Archos 101 G9Archos 101 G9

Starting at the top, there’s the Archos 101 G9, the biggest and most expensive of the three tablets Archos has unveiled this week. That’s not saying much, at least in terms of expense, and at $349 the 101 G9 is still less costly than most other tablet PCs currently available.

The 101 G9 will feature a 10.1-inch (1280 x 800) display, dual-core 1.5GHz ARM Cortex A9 processor, 250GB HDD, and full-size USB port. It will also run the most updated version of Honeycomb currently available with Android 3.1, although a new version of Honeycomb (Android 3.2) and Ice Cream Sandwich should be available around or before the G9 series is released.

Archos 80 G9

The 80 G9 will be very similar to its big brother above, just trim down the screen size to 8-inches and scale back the resolution to 1024 x 768, and there you have it. Both the 80 G9 and 101 G9 will have access to the Android Market, and should start selling in late September.

Archos Arnova 7Archos Arnova 7

Measuring 7-inches and weighing in at a lean 12 ounces is Archos’ final contender, the Arnova 7. This little guy will not be featuring the latest and greatest hardware, or software, or anything notable at all really, except for its price tag.

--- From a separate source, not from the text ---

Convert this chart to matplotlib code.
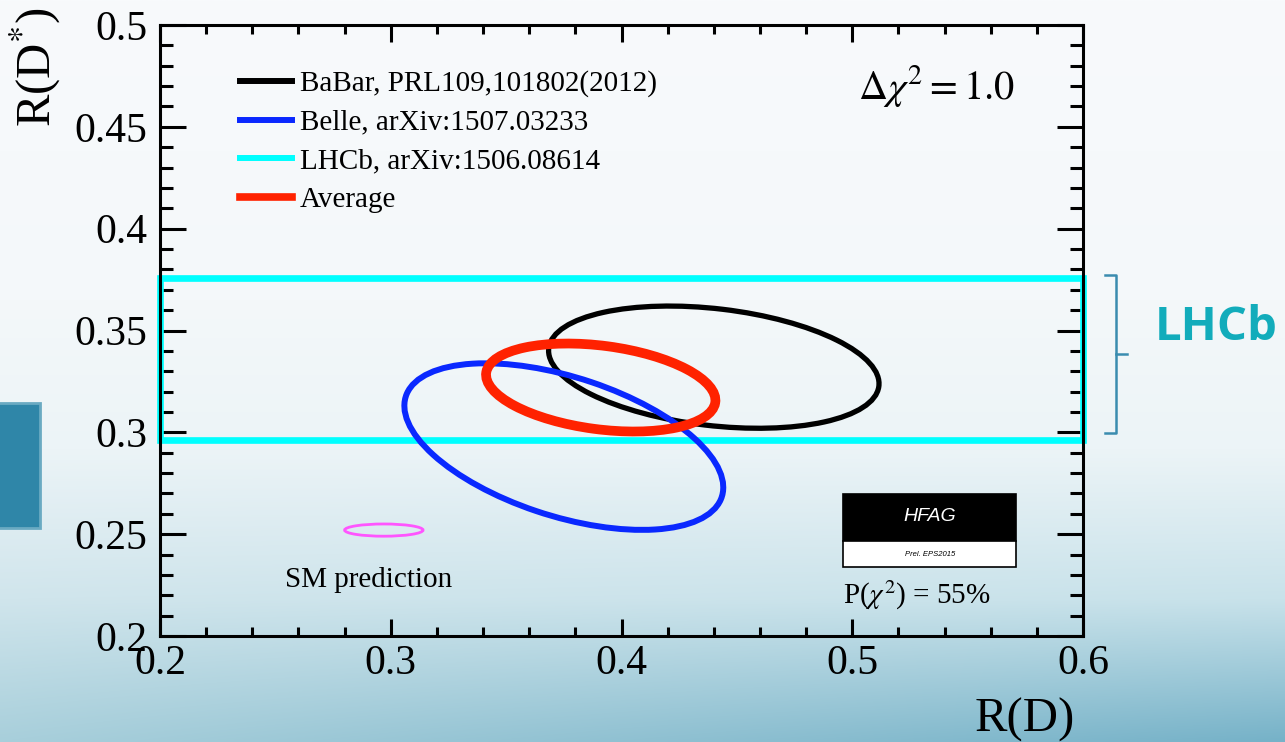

The Arnova 7 will cost less than a nice night out; it will cost less than a lot of pairs of shoes; it will cost less than a $100 gift certificate to Home Depot. The Arnova 7 is one of the cheapest tablets going, with an MSRP of $99.

In terms of its less-than-notable specs, the Arnova 7 will feature Android 2.2 (Froyo), a 7-inch resistive touchscreen with 800 x 480 resolution, and 4GB of flash memory. Archos did not provide details on the device’s processor or external ports. The Arnova 7 will not have access to the Android market, instead working with the AppsLib store. A release date has yet to be announced.